Depuis que je suis enfant, j’ai appris à ne compter que sur moi-même.
Parce qu’à la maison, exprimer une demande, exprimer mes besoins, laisser voir mes émotions, c’était la quasi certitude de se voir opposer un refus, de créer un drame, de voir tourner en ridicule ce que je ressentais.
Vers 6 ans, j’ai arrêté de parler pendant quelques jours. Les adultes me houspillaient pour que je parle, me faisaient du chantage (tu n’auras pas le droit de jouer aux Barbies tant que tu ne parleras pas). J’ai refait des épisodes de mutisme sélectif à 18 ans, et là on me disait que si je ne recommençais pas à parler, je n’aurais plus d’argent de poche.
Vers 8 ans, j’ai déboîté sans le faire exprès la tête d’une de mes Barbies. Je n’ai pas osé le dire à ma mère car je savais qu’elle allait me le reprocher. Alors, j’ai caché la Barbie, en craignant pendant des semaines que ma mère tombe dessus, ce qui bien sûr à fini par arriver, et ça a fait un drame comme je m’y attendais.
Un jour, dans un supermarché, je devais avoir une quinzaine d’années, je répétais à ma mère que j’avais très faim. Elle a menacé de me gifler devant tout le monde, « aussi grande que tu sois ». En réalité, je faisais une crise d’hypoglycémie, j’y étais sujette régulièrement, mais je ne savais pas comment ça s’appelait. Quand par contre, il y avait des choses que je refusais de manger, plus jeune, et il y en avait assez peu, ma mère me hurlait dessus, me pinçait le nez jusqu’à ce que j’ouvre la bouche pour respirer et me mettait la fourchette dans la bouche, ou. elle me coinçait dans un coin en me criant dessus jusqu’à ce que j’avale ce qui était sur la fourchette qu’elle avait en main.

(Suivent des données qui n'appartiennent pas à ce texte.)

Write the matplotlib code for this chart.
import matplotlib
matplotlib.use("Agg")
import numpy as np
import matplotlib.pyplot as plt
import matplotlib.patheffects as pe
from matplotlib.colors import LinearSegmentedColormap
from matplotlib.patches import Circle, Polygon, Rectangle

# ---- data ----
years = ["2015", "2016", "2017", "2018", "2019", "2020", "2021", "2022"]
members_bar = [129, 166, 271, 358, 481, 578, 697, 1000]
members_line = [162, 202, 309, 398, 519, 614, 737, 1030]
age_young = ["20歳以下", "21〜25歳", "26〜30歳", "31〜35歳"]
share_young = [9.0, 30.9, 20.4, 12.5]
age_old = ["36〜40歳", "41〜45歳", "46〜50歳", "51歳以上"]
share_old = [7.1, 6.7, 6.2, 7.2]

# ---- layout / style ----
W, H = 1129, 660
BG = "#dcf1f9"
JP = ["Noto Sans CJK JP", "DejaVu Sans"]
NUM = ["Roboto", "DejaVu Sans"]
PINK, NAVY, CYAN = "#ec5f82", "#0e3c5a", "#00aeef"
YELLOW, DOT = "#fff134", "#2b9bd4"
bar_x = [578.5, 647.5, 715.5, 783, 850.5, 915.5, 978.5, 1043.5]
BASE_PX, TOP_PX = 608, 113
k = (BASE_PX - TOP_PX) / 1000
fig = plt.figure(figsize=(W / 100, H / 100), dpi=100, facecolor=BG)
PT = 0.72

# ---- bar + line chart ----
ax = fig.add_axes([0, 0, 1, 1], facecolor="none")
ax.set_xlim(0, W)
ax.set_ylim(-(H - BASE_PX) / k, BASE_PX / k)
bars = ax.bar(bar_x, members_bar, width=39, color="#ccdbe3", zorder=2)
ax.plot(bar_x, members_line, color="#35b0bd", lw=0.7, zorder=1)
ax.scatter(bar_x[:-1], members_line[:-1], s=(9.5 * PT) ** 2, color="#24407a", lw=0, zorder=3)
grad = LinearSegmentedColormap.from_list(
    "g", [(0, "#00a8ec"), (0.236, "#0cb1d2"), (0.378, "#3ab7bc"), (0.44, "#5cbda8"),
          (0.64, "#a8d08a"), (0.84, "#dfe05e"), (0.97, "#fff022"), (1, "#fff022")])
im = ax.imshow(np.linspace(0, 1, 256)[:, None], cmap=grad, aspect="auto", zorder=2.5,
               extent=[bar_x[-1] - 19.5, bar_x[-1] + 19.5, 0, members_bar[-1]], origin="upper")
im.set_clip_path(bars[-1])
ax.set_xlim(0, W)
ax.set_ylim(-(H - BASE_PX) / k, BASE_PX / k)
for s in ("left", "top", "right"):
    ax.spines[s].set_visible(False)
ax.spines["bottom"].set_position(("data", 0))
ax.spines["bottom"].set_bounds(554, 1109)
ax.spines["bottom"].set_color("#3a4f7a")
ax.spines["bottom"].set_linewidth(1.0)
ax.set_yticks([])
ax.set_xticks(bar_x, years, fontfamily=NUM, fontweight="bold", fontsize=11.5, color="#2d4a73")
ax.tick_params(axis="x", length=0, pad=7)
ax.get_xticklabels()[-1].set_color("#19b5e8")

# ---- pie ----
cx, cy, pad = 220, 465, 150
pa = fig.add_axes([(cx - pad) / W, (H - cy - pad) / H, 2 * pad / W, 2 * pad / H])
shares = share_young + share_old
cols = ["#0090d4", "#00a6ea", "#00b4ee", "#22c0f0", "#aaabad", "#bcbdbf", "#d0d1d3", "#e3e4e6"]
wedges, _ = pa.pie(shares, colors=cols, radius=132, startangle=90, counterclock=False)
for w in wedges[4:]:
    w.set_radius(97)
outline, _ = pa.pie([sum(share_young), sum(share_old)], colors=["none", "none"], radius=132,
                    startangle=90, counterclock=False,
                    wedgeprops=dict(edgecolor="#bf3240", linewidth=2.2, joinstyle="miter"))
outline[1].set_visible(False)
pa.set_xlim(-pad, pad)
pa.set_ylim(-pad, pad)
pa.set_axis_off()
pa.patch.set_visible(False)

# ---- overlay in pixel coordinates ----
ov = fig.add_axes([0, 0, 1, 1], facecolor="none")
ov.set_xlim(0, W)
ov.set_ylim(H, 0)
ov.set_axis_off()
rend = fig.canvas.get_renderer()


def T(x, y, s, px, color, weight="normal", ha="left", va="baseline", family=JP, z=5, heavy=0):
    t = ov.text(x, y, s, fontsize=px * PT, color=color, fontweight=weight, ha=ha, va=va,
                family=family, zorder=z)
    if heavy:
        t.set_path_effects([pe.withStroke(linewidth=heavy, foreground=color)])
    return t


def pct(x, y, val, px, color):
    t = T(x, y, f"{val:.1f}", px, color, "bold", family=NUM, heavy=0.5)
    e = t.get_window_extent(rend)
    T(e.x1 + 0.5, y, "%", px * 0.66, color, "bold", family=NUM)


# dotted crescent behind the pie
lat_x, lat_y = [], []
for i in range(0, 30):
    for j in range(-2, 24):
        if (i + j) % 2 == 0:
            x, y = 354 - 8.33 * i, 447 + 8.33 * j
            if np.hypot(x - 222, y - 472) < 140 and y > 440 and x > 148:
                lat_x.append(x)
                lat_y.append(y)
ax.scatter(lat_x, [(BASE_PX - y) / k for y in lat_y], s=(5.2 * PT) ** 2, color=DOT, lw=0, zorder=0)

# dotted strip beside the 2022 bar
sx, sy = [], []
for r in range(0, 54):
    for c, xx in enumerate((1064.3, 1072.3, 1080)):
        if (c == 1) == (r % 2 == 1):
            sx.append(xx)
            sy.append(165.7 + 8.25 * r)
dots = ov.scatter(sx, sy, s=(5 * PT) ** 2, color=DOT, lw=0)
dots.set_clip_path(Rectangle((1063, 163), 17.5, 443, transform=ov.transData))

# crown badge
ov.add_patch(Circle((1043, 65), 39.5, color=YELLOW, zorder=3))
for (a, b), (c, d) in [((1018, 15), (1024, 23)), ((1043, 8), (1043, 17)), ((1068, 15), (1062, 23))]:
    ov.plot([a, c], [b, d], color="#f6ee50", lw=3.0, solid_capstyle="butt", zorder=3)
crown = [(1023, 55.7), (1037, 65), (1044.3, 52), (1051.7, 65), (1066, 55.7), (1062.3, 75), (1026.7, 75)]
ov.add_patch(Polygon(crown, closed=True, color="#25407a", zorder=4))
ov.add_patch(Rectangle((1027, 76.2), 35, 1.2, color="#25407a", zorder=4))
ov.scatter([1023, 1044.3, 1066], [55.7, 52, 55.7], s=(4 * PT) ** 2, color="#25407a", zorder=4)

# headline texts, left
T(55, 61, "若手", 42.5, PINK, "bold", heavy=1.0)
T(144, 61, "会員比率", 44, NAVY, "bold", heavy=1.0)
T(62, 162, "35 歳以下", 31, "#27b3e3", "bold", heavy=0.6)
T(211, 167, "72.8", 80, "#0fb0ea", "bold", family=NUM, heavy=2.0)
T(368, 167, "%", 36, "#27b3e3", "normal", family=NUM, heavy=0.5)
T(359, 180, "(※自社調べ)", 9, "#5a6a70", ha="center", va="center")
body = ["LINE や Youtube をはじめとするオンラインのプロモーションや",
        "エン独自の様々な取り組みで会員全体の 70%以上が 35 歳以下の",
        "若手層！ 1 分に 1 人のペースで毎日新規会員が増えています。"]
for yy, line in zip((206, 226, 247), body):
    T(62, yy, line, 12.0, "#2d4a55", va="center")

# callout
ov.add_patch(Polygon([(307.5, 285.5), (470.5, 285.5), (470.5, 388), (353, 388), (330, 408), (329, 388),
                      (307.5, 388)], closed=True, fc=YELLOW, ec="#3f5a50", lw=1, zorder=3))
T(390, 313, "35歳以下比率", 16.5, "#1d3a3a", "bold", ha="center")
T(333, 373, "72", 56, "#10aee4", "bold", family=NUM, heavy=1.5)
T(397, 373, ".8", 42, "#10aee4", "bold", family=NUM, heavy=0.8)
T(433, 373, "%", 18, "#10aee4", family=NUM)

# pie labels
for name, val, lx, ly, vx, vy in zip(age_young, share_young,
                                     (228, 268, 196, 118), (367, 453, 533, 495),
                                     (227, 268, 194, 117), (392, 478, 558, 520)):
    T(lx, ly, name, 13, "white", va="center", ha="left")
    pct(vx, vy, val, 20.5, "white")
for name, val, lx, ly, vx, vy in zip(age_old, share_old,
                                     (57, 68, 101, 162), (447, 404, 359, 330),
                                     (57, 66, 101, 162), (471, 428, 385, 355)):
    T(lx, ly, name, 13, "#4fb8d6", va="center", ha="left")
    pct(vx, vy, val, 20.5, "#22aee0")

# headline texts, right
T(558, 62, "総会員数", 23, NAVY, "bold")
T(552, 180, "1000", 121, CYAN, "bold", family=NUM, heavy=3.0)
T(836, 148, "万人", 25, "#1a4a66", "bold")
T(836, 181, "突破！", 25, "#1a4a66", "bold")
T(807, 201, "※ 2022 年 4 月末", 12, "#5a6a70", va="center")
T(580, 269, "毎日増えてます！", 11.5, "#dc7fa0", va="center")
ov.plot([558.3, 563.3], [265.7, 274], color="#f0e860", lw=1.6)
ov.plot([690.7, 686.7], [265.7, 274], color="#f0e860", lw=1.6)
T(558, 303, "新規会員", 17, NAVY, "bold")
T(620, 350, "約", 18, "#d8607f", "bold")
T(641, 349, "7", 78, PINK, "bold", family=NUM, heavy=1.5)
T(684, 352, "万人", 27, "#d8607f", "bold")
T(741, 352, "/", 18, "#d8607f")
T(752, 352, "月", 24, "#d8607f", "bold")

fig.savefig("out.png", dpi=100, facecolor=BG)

À 11 ans, j’ai été harcelée à la plaine de vacances. J’en ai parlé à mes parents. Ma mère m’a dit quelques jours après « Ça ne m’étonne pas que tu n’aies pas d’amis à la plaine ».
Et tous les « Tu ne vas quand même pas pleurer pour ça », « Tu ne vas pas recommencer », « Arrête de pleurer comme un bébé », et le ton qui va avec, qui dit à quel point ce que je ressens est ridicule.

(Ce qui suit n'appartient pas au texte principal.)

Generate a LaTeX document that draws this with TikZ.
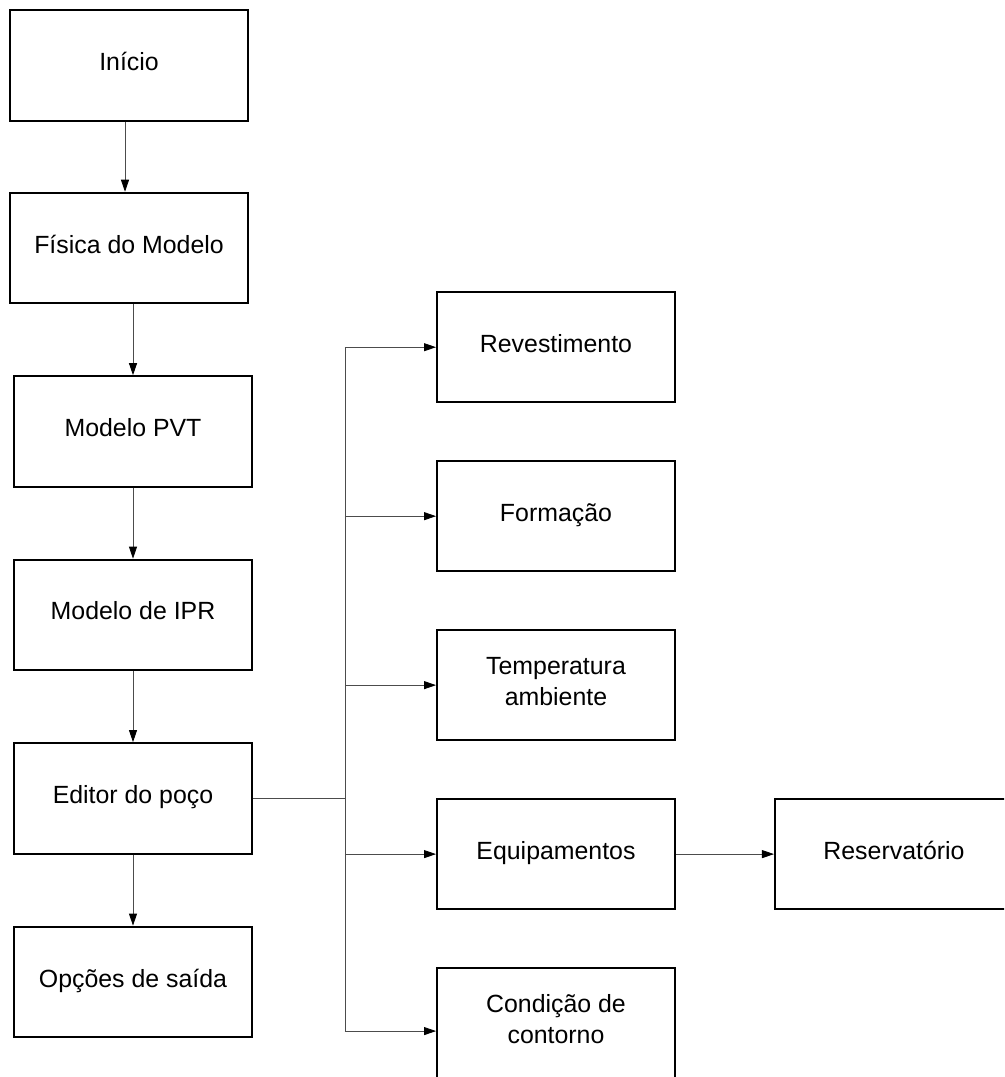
\documentclass[tikz,border=0pt]{standalone}
\usepackage{fontspec}
\setmainfont{Liberation Sans}
\usetikzlibrary{arrows.meta, positioning}

\begin{document}
\begin{tikzpicture}[
    node distance=1.775cm,
    box/.style={
        draw,
        line width=1.4pt,
        minimum width=5.95cm,
        minimum height=2.7625cm,
        text depth=5.6pt,
        align=center,
        font=\fontsize{17.7}{22}\selectfont
    },
    link/.style={draw=black!70, line width=0.6pt},
    arrow/.style={link, -{Triangle[length=0.3cm, width=0.2cm, color=black]}}
]
\useasboundingbox (0,0) rectangle (25.1,-26.925);
\clip (0,0) rectangle (25.1,-26.925);

% Left column
\node[box] (inicio) at (3.225,-1.6375) {Início};
\node[box, below=1.75cm of inicio] (fisica) {Física do Modelo};
\node[box, below=of fisica, xshift=0.1cm] (pvt) {Modelo PVT};
\node[box, below=of pvt] (ipr) {Modelo de IPR};
\node[box, below=of ipr] (editor) {Editor do poço};
\node[box, below=of editor] (opcoes) {Opções de saída};

% Right column
\node[box] (reves) at (13.9,-8.68) {Revestimento};
\node[box, below=1.4125cm of reves] (formacao) {Formação};
\node[box, below=1.4125cm of formacao] (temp) {Temperatura\\ambiente};
\node[box, below=1.4125cm of temp] (equip) {Equipamentos};
\node[box, below=1.4125cm of equip] (cond) {Condição de\\contorno};
\node[box, right=2.45cm of equip] (reserv) {Reservatório};

\coordinate[right=2.3cm of editor] (split);
\coordinate (condin) at ([yshift=-0.2cm]cond.west);

% Transitions
\draw[arrow] ([xshift=-0.1cm]inicio.south) -- ([xshift=-0.1cm]fisica.north);
\draw[arrow] (fisica.south -| pvt.north) -- (pvt.north);
\draw[arrow] (pvt) -- (ipr);
\draw[arrow] (ipr) -- (editor);
\draw[arrow] (editor) -- (opcoes);

\draw[link] (editor.east) -- (split);
\draw[link] (reves.west -| split) -- (condin -| split);
\foreach \n in {reves, formacao, temp, equip}
    \draw[arrow] (\n.west -| split) -- (\n.west);
\draw[arrow] (condin -| split) -- (condin);
\draw[arrow] (equip) -- (reserv);
\end{tikzpicture}
\end{document}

Alors quand je suis tombée malade, non je n’en ai pas parlé à ma famille. Oui, j’ai géré ma troisième décompensation psychotique seule dans un pays étranger, dans une langue qu’au début je maîtrisais mal. Tout le monde voyait bien qu’il y avait un problème, bien sûr, mais est-ce ce que je pouvais demander de l’aide, exprimer ce que je ressentais ? Pouvais-je espérer être soutenue et consolée ? Absolument pas. Souvent, les gens ne comprennent pas pourquoi j’ai évité le plus possible d’en parler à mes parents, comment je m’en suis sortie sans l’aide de ma famille. En réalité, ma réaction, c’était juste une question de survie, de préservation de mon intégrité psychique (enfin, de ce qu’il en restait). Je n’avais absolument pas le choix de faire autrement si je ne voulais pas être détruite.

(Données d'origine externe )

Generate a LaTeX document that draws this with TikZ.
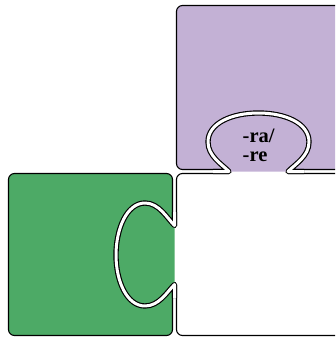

Donc, oui, je me suis débattue quasiment toute seule dans ce monde pendant de longues années. Et quand, un jour j’ai entendu une psychologue dire « Si vous demandiez de l’aide (à des professionnels) vous même, c’est que ça n’allait pas si mal que ça », j’ai vraiment eu envie de hurler. Il y a une bonne façon de crever, c’est ça ? Il faut être dans le déni sinon c’est que ce n’est pas si urgent ? J’ai fait comme je pouvais avec le peu d’armes que j’avais, désolée si ça ne correspond pas aux schémas de vos bouquins. J’ai un instinct de survie assez développé, c’est vrai, mon kiné me faisait encore remarquer il y a deux jours que je ne lâchais jamais rien. Et je me demande parfois à quoi bon.
Mais vient quand même un moment où on a besoin de se reposer sur quelqu’un. On a besoin qu’on arrête de nous mettre dans une case (tu es forte, tu es courageuse, tu ne vas pas si mal que ça si tu réagis de telle ou telle façon). On a besoin de lâcher les armes et de les confier à une autre personne.